The innocuous mix-up was classic Siemian, whose sarcasm knows no boundaries. At perhaps his lowest point as NU quarterback, after tripping and falling on the last play of the game in a 10-9 loss to Michigan earlier this month, the senior cracked the driest of jokes: “I slipped, probably because I’m unathletic,” he said.

If that was Siemian’s nadir, the following week was his pinnacle.

The senior threw for 284 yards and led two clutch fourth-quarter drives to help NU topple Notre Dame in South Bend, Indiana.

NU President Morton Schapiro was in the Cats’ locker room afterward when Siemian bounded in.

“Trevor had the biggest smile I’d ever seen,” Schapiro said.

Siemian’s performance in what turned out to be his final full game almost redeemed all the struggles that came before it. Only 117 yards passing against Western Illinois. An 8-for-18 stinker against Iowa. The infamous trip against Michigan. Practically erased from memory by completion after completion to Kyle Prater in the fourth quarter against the Fighting Irish.

That game undoubtedly belongs in the Siemian Hall of Fame, along with his game-winning touchdown pass to beat Syracuse in 2012, his 414 yards against Illinois to end the 2013 season and of course his role in NU’s Taxslayer.com Gator Bowl victory two years ago.

But Siemian won’t name any of those moments his lasting memory of his time in purple and white.

“You always hear the older guys talk about the locker room,” he said. “I maybe can’t tell you every play we ran in the Gator Bowl or I can’t tell you every touchdown I threw or anything else that happened, but I can tell you that time Tim Hanrahan showed up in his neon jacket in the locker room and everyone was making fun of him. Things like that stick with me.”

Siemian said he’s matured a lot during his five years in Evanston, from a “knucklehead” freshman who thought he knew everything to a fifth-year senior with the mentality to withstand all that comes with the quarterback position.

Amid his struggles this season, Siemian has faced criticism from an army of fans and media (The Daily included) trashing his play and calling for his benching. Throughout the ordeal, the senior hid any frustration with himself, his coaches or his critics.

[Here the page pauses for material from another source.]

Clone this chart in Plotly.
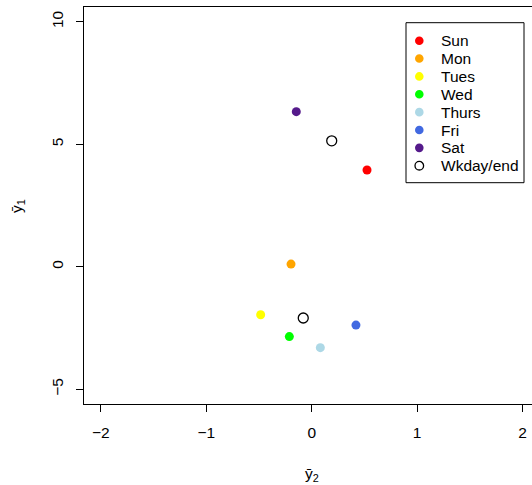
import plotly.graph_objects as go

days = ["Sun", "Mon", "Tues", "Wed", "Thurs", "Fri", "Sat"]
y2_day = [0.525, -0.196, -0.484, -0.212, 0.082, 0.42, -0.146]
y1_day = [3.95, 0.11, -1.96, -2.85, -3.30, -2.38, 6.33]
day_colors = ["#FF0000", "#FFA500", "#FFFF00", "#00FF00", "#ADD8E6", "#4169E1", "#551A8B"]

wk_label = "Wkday/end"
y2_wk = [0.19, -0.08]
y1_wk = [5.14, -2.09]

x_ticks = [-2, -1, 0, 1, 2]
y_ticks = [-5, 0, 5, 10]

FONT = "Liberation Sans, Arial, Helvetica, sans-serif"
W, H = 532, 485
ML, MR, MT, MB = 84, 0, 7, 81
PW, PH = W - ML - MR, H - MT - MB


def px_to_paper(px, py):
    return (px - ML) / PW, (H - MB - py) / PH


def fmt(t):
    return "\u2212" + str(-t) if t < 0 else str(t)


fig = go.Figure()
for d, xv, yv, c in zip(days, y2_day, y1_day, day_colors):
    fig.add_trace(go.Scatter(x=[xv], y=[yv], mode="markers", name=d, showlegend=False,
                             marker=dict(color=c, size=9, line=dict(width=0))))
fig.add_trace(go.Scatter(x=y2_wk, y=y1_wk, mode="markers", name=wk_label, showlegend=False,
                         marker=dict(color="black", size=10, symbol="circle-open",
                                     line=dict(color="black", width=1.3))))

# legend box (drawn like R's legend())
shapes = []
annotations = []
bx0, by0 = px_to_paper(406, 22.7)
bx1, by1 = px_to_paper(524, 182.7)
shapes.append(dict(type="rect", xref="paper", yref="paper", x0=bx0, x1=bx1, y0=by1, y1=by0,
                   line=dict(color="black", width=1), fillcolor="white", layer="above"))
labels = days + [wk_label]
for i, lab in enumerate(labels):
    py = 40.7 + i * 17.86
    mx, my = px_to_paper(419.3, py)
    tx, _ = px_to_paper(439, py)
    if i < len(days):
        shapes.append(dict(type="circle", xref="paper", yref="paper", xsizemode="pixel", ysizemode="pixel",
                           xanchor=mx, yanchor=my, x0=-4.3, x1=4.3, y0=-4.3, y1=4.3,
                           fillcolor=day_colors[i], line=dict(width=0), layer="above"))
    else:
        shapes.append(dict(type="circle", xref="paper", yref="paper", xsizemode="pixel", ysizemode="pixel",
                           xanchor=mx, yanchor=my, x0=-4.3, x1=4.3, y0=-4.3, y1=4.3,
                           fillcolor="rgba(0,0,0,0)", line=dict(width=1.3, color="black"), layer="above"))
    annotations.append(dict(text=lab, xref="paper", yref="paper", x=tx, y=my, xanchor="left",
                            yanchor="middle", showarrow=False, font=dict(size=15.5, color="black")))

# axis titles
xt, yt = px_to_paper(311.7, 474)
annotations.append(dict(text="\u0233<sub>2</sub>", xref="paper", yref="paper", x=xt, y=yt,
                        xanchor="center", yanchor="middle", showarrow=False, font=dict(size=15.5)))
xt, yt = px_to_paper(18, 206)
annotations.append(dict(text="\u0233<sub>1</sub>", xref="paper", yref="paper", x=xt, y=yt,
                        xanchor="center", yanchor="middle", textangle=-90, showarrow=False,
                        font=dict(size=15.5)))

fig.update_layout(
    width=W, height=H,
    margin=dict(l=ML, r=MR, t=MT, b=MB),
    plot_bgcolor="white", paper_bgcolor="white",
    font=dict(family=FONT, size=15.5, color="black"),
    showlegend=False,
    shapes=shapes, annotations=annotations,
    xaxis=dict(range=[-2.16, 2.09], tickvals=x_ticks, ticktext=[fmt(t) for t in x_ticks],
               automargin=False, ticklabelstandoff=7,
               showgrid=False, zeroline=False, showline=True, linecolor="black", linewidth=1,
               mirror=True, ticks="outside", ticklen=7, tickcolor="black"),
    yaxis=dict(range=[-5.6, 10.6], tickvals=y_ticks, ticktext=[fmt(t) for t in y_ticks],
               tickangle=-90, automargin=False, ticklabelstandoff=7,
               showgrid=False, zeroline=False, showline=True, linecolor="black", linewidth=1,
               mirror=False, ticks="outside", ticklen=7, tickcolor="black"),
)

fig.write_html("out.html", config={"displayModeBar": False},
               post_script="document.body.style.margin='0px';document.body.style.overflow='hidden';")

Coach Pat Fitzgerald suggested earlier this season that Siemian “eats up” the criticism, but the quarterback seems to merely accept it.

“That’s kind of what you sign up for,” Siemian said. “It’s easy to kind of ride that roller coaster, but you’ve got to try to do a good job of staying in the middle.”

Siemian has not been made available to the media since his injury Saturday, but teammate and friend Brandon Vitabile said the quarterback is taking it hard.

Last week, before the fateful quarterback keeper against Purdue, Siemian said once the season was over, he would wait for word from talent evaluators, then decide whether to pursue a professional career. As for his time in Evanston, he said he has no regrets and praised his college experience in the most Siemian way possible: with a calm, level demeanor and a dash of sarcasm.

“Best four years of my life,” he said, essentially monotone. “Probably. I’m only 22.”